There is an old paper by Cordoba (3) which shows that this is not the case, and Lagarias mentions this paper. The proof is pretty technical, and I heard that there might be some issues with the proof though.
In this case, since $\Lambda$ is a Meyer set, there exists a much simpler proof of this claim, which can be found in my paper (Proposition 7.3 in (4))archiv link
A much stronger version of this claim was proven recently by Favorov (5) and independently by Kellendonk and Lenz (6) They basically proved that if $\Lambda$ is a Delone set with FLC, and $\delta_\Lambda$ is Fourier Transformable, with a discrete FT, then  $\Lambda=L+F$ where $L$ is lattice and $F$ is finite.
I am actually pretty sure that in general, $\widehat{\mu_\Lambda}$ cannot even be a measure, you have to always treat it as a tempered distribution.
Bibliography


*

*R. V. Moody,  Uniform distribution in model sets,  Canad. Math. Bull. Vol. 45 (1), 123-130, 2002.
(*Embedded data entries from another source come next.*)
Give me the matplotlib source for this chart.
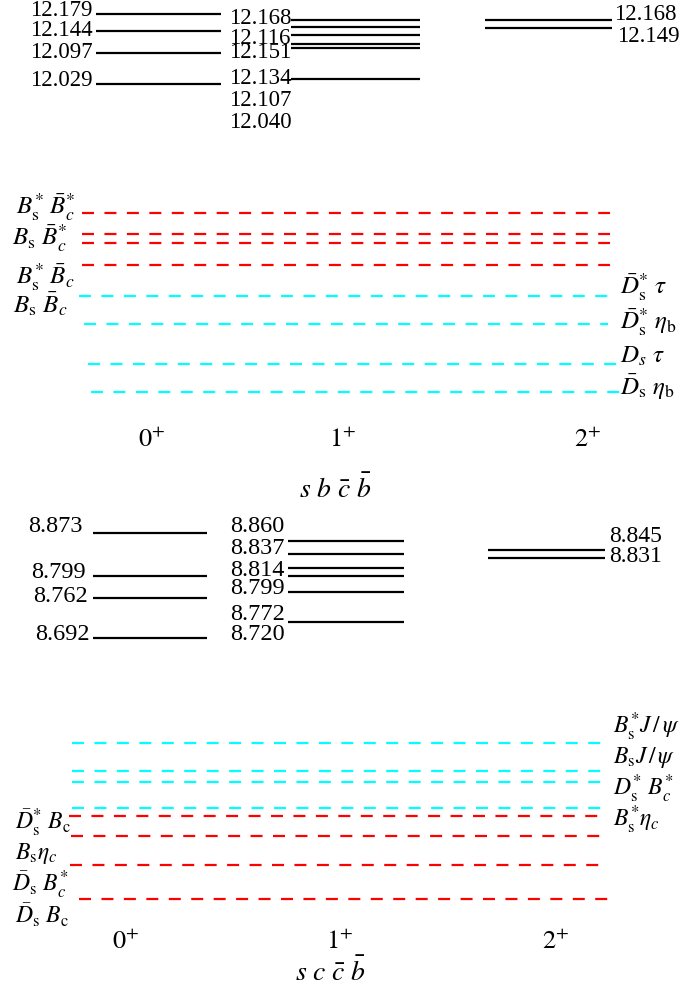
import matplotlib
matplotlib.use("Agg")
import matplotlib.pyplot as plt

plt.rcParams['font.family'] = 'serif'
plt.rcParams['font.serif'] = ['Liberation Serif', 'DejaVu Serif']
plt.rcParams['mathtext.fontset'] = 'stix'

# ---- data: s b cbar bbar (GeV) ----
top_J0 = [12.179, 12.144, 12.097, 12.029]
top_J1 = [12.168, 12.151, 12.134, 12.116, 12.107, 12.040]
top_J2 = [12.168, 12.149]
top_J1_labels = ['12.168', '12.116', '12.151', '12.134', '12.107', '12.040']
top_red = [11.752, 11.707, 11.688, 11.641]
top_cyan = [11.574, 11.513, 11.427, 11.367]
top_left_labels = [r'$B_{\rm s}^{*}\ \bar{B}_{c}^{*}$', r'$B_{\rm s}\ \bar{B}_{c}^{*}$',
                   r'$B_{\rm s}^{*}\ \bar{B}_{c}$', r'$B_{\rm s}\ \bar{B}_{c}$']
top_right_labels = [r'$\bar{D}_{\rm s}^{*}\ \tau$', r'$\bar{D}_{\rm s}^{*}\ \eta_{\rm b}$',
                    r'$D_{s}\ \tau$', r'$\bar{D}_{\rm s}\ \eta_{\rm b}$']

# ---- data: s c cbar bbar (GeV) ----
bot_J0 = [8.873, 8.799, 8.762, 8.692]
bot_J1 = [8.860, 8.837, 8.814, 8.799, 8.772, 8.720]
bot_J2 = [8.845, 8.831]
bot_J1_labels = ['8.860', '8.837', '8.814', '8.799', '8.772', '8.720']
bot_cyan = [8.512, 8.464, 8.445, 8.399]
bot_red = [8.386, 8.351, 8.301, 8.242]
bot_right_labels = [r'$B_{\rm s}^{*}J\,/\,\psi$', r'$B_{\rm s}J\,/\,\psi$',
                    r'$D_{\rm s}^{*}\ B_{c}^{*}$', r'$B_{\rm s}^{*}\eta_{c}$']
bot_left_labels = [r'$\bar{D}_{\rm s}^{*}\ B_{\rm c}$', r'$B_{\rm s}\eta_{c}$',
                   r'$\bar{D}_{\rm s}\ B_{c}^{*}$', r'$\bar{D}_{\rm s}\ B_{\rm c}$']

spin_labels = [r'$0^{+}$', r'$1^{+}$', r'$2^{+}$']

W, H = 683, 1000
fig = plt.figure(figsize=(W / 100, H / 100), dpi=100)


def txt(x, y, s, size=16, ha='left'):
    fig.text(x / W, 1 - y / H, s, fontsize=size, ha=ha, va='center')


dash = (0, (5.4, 4.7))

# top panel: figure pixels 0..400
ax1 = fig.add_axes([0, 0.6, 1, 0.4])
ax1.set_xlim(0, W)
ax1.set_ylim(11.350, 12.210)
ax1.axis('off')
ax1.hlines(top_J0, 96, 221, color='k', lw=1.6)
ax1.hlines(top_J1, 291, 420, color='k', lw=1.6)
ax1.hlines(top_J2, 485, 612, color='k', lw=1.6)
ax1.hlines(top_red, 82, 610, color='red', lw=1.6, linestyles=[dash])
for e, x0, x1 in zip(top_cyan, [79, 84, 88, 91], [608, 608, 617, 620]):
    ax1.hlines(e, x0, x1, color='cyan', lw=1.6, linestyles=[dash])

for s, y in zip(top_J0, [10, 31, 52, 80]):
    txt(93, y, f'{s:.3f}', size=16.5, ha='right')
for s, y in zip(top_J1_labels, [18, 39, 52, 78, 100, 122]):
    txt(229, y, s, size=16.5)
for s, x, y in zip(top_J2, [614, 617], [15, 37]):
    txt(x, y, f'{s:.3f}', size=16.5)
for s, x, y in zip(top_left_labels, [16, 12, 16, 13], [207, 238, 277, 304]):
    txt(x, y, s, size=18)
for s, y in zip(top_right_labels, [287, 322, 356, 387]):
    txt(620, y, s, size=18)
for s, x in zip(spin_labels, [152, 343, 588]):
    txt(x, 440, s, size=19, ha='center')
txt(335, 489, r'$s\ b\ \bar{c}\ \bar{b}$', size=20, ha='center')

# bottom panel: figure pixels 510..910
ax2 = fig.add_axes([0, 0.09, 1, 0.4])
ax2.set_xlim(0, W)
ax2.set_ylim(8.2235, 8.9132)
ax2.axis('off')
ax2.hlines(bot_J0, 93, 207, color='k', lw=1.6)
ax2.hlines(bot_J1, 288, 404, color='k', lw=1.6)
ax2.hlines(bot_J2, 488, 605, color='k', lw=1.6)
ax2.hlines(bot_cyan, 72, 607, color='cyan', lw=1.6, linestyles=[dash])
for e, x0, x1 in zip(bot_red, [69, 71, 70, 79], [606, 606, 606, 615]):
    ax2.hlines(e, x0, x1, color='red', lw=1.6, linestyles=[dash])

for s, x, y in zip(bot_J0, [83, 86, 88, 90], [527, 572, 596, 634]):
    txt(x, y, f'{s:.3f}', size=17.5, ha='right')
for s, y in zip(bot_J1_labels, [527, 549, 570, 589, 615, 635]):
    txt(230, y, s, size=17.5)
for s, y in zip(bot_J2, [537, 556]):
    txt(609, y, f'{s:.3f}', size=17)
for s, y in zip(bot_right_labels, [727, 758, 789, 820]):
    txt(613, y, s, size=17)
for s, x, y in zip(bot_left_labels, [15, 15, 12, 15], [823, 853, 885, 915]):
    txt(x, y, s, size=17)
for s, x in zip(spin_labels, [126, 340, 556]):
    txt(x, 942, s, size=19, ha='center')
txt(330, 972, r'$s\ c\ \bar{c}\ \bar{b}$', size=20, ha='center')

fig.savefig('out.png', dpi=100)
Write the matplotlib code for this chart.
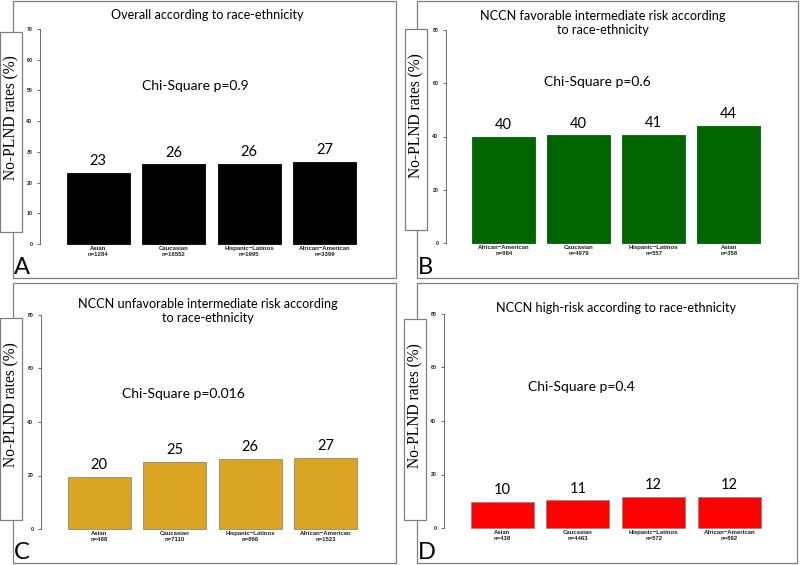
import matplotlib
matplotlib.use("Agg")
import matplotlib.pyplot as plt
from matplotlib.patches import Rectangle

W, H = 800, 565

# ---------------- data ----------------
titles = [
    "Overall according to race-ethnicity",
    "NCCN favorable intermediate risk according\nto race-ethnicity",
    "NCCN unfavorable intermediate risk according\nto race-ethnicity",
    "NCCN high-risk according to race-ethnicity",
]
pvalues = ["Chi-Square p=0.9", "Chi-Square p=0.6", "Chi-Square p=0.016", "Chi-Square p=0.4"]
panel_letters = ["A", "B", "C", "D"]

cats_A = ["Asian", "Caucasian", "Hispanic\u2212Latinos", "African\u2212American"]
n_A = ["n=1284", "n=16552", "n=1995", "n=3399"]
vals_A = [23.0, 25.9, 26.1, 26.6]
labs_A = ["23", "26", "26", "27"]

cats_B = ["African\u2212American", "Caucasian", "Hispanic\u2212Latinos", "Asian"]
n_B = ["n=984", "n=4979", "n=557", "n=358"]
vals_B = [39.9, 40.4, 40.6, 43.9]
labs_B = ["40", "40", "41", "44"]

cats_C = ["Asian", "Caucasian", "Hispanic\u2212Latinos", "African\u2212American"]
n_C = ["n=488", "n=7110", "n=866", "n=1523"]
vals_C = [19.6, 25.0, 26.2, 26.7]
labs_C = ["20", "25", "26", "27"]

cats_D = ["Asian", "Caucasian", "Hispanic\u2212Latinos", "African\u2212American"]
n_D = ["n=438", "n=4463", "n=572", "n=892"]
vals_D = [9.6, 10.3, 11.5, 11.7]
labs_D = ["10", "11", "12", "12"]

ymax_list = [70, 80, 80, 80]
ystep_list = [10, 20, 20, 20]
colors = ["#000000", "#006400", "#DAA520", "#FF0000"]
edgecolors = ["#000000", "#006400", "#8a8a8a", "#8a8a8a"]

# ---------------- layout (pixels) ----------------
frames = [(13, 1, 396, 278), (417, 1, 798, 278), (13, 283, 396, 563), (417, 283, 797, 563)]
axes_px = [(40, 244, 29), (446, 243, 30), (41, 529, 315), (444, 528, 314)]
unit_px = [75.5, 75.0, 75.5, 75.7]
yboxes = [(0, 32, 22, 232), (405, 29, 427, 230), (0, 318, 22, 520), (404, 319, 426, 520)]
title_pos = [(207, 15), (603, 23), (208, 311), (616, 308)]
chi_pos = [(195, 86), (597, 82), (183, 394), (581, 387)]
letter_pos = [(14, 278), (418, 278), (14, 563), (418, 563)]

fig = plt.figure(figsize=(W / 100, H / 100), dpi=100)
fig.patch.set_facecolor("white")

def fx(px):
    return px / W

def fy(py):
    return 1 - py / H

TXT = "Lato"
XL0 = -0.77

data = [(cats_A, n_A, vals_A, labs_A), (cats_B, n_B, vals_B, labs_B),
        (cats_C, n_C, vals_C, labs_C), (cats_D, n_D, vals_D, labs_D)]

for i in range(4):
    cats, ns, vals, labs = data[i]
    x0, y0, x1, y1 = frames[i]
    fig.add_artist(Rectangle((fx(x0), fy(y1)), fx(x1 - x0), (y1 - y0) / H,
                             transform=fig.transFigure, fill=False,
                             edgecolor="#7f7f7f", lw=0.9, zorder=1))
    sx, yz, yt = axes_px[i]
    u = unit_px[i]
    xr = 3.6
    wpx = (xr - XL0) * u
    ax = fig.add_axes([fx(sx), fy(yz), wpx / W, (yz - yt) / H])
    ax.set_facecolor("none")
    ax.set_xlim(XL0, xr)
    ax.set_ylim(0, ymax_list[i])
    xs = list(range(len(vals)))
    ax.bar(xs, vals, width=63 / u, color=colors[i], edgecolor=edgecolors[i],
           linewidth=0.6, clip_on=False)
    for x, v, lab in zip(xs, vals, labs):
        ax.annotate(lab, (x, v), xytext=(0, 3.5), textcoords="offset points",
                    ha="center", va="bottom", fontsize=10.5, family=TXT)
    for s in ["top", "right", "bottom"]:
        ax.spines[s].set_visible(False)
    ax.spines["left"].set_color("#555555")
    ax.spines["left"].set_linewidth(0.6)
    ax.set_yticks(range(0, ymax_list[i] + 1, ystep_list[i]))
    ax.tick_params(axis="y", length=2.5, width=0.6, color="#555555", pad=3,
                   labelsize=3.8, labelcolor="#222222")
    for t in ax.get_yticklabels():
        t.set_fontweight("bold")
        t.set_family("Liberation Sans")
    ax.set_xticks(xs)
    ax.set_xticklabels([f"{c}\n{n}" for c, n in zip(cats, ns)],
                       fontsize=4.3, fontweight="bold", family="Liberation Sans",
                       linespacing=1.2, color="#222222")
    ax.tick_params(axis="x", length=0, pad=1.5)
    bx0, by0, bx1, by1 = yboxes[i]
    fig.add_artist(Rectangle((fx(bx0), fy(by1)), fx(bx1 - bx0), (by1 - by0) / H,
                             transform=fig.transFigure, facecolor="white",
                             edgecolor="#7f7f7f", lw=0.9, zorder=3))
    fig.text(fx((bx0 + bx1) / 2 + 0.5), fy((by0 + by1) / 2 - 14), "No-PLND rates (%)",
             rotation=90, ha="center", va="center", fontsize=11.2,
             family="Liberation Serif", zorder=4)
    tx, ty = title_pos[i]
    fig.text(fx(tx), fy(ty), titles[i], ha="center", va="center", fontsize=9.1,
             family=TXT, linespacing=1.25)
    cx, cy = chi_pos[i]
    fig.text(fx(cx), fy(cy), pvalues[i], ha="center", va="center", fontsize=10,
             family=TXT)
    lx, ly = letter_pos[i]
    fig.text(fx(lx), fy(ly), panel_letters[i], ha="left", va="bottom",
             fontsize=17, family=TXT)

fig.savefig("out.png", dpi=100, facecolor="white")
*D. Lenz, Continuity of eigenfunctions of uniquely ergodic dynamical systems and intensity of Bragg peaks, Commun. Math. Phys. 287 , 225-258, 2009.

*A. Cordoba,  Dirac combs, Lett. Math. Phys., 17, 191-196, 1989.

*N.Strungaru,  On the Bragg Diffraction Spectra of a Meyer Set, Canadian Journal of Mathematics 65, no. 3, 675-701, 2013.

*Favorov  Bohr and Besicovitch almost periodic discrete sets and quasicrystals, Proc. Amer. Math. Soc. 140, 1761-1767, 2012.

*J. Kellendonk, D. Lenz,  Equicontinuous delone dynamical systems , Canadian Journal of Mathematics 65, 149--170, 2013.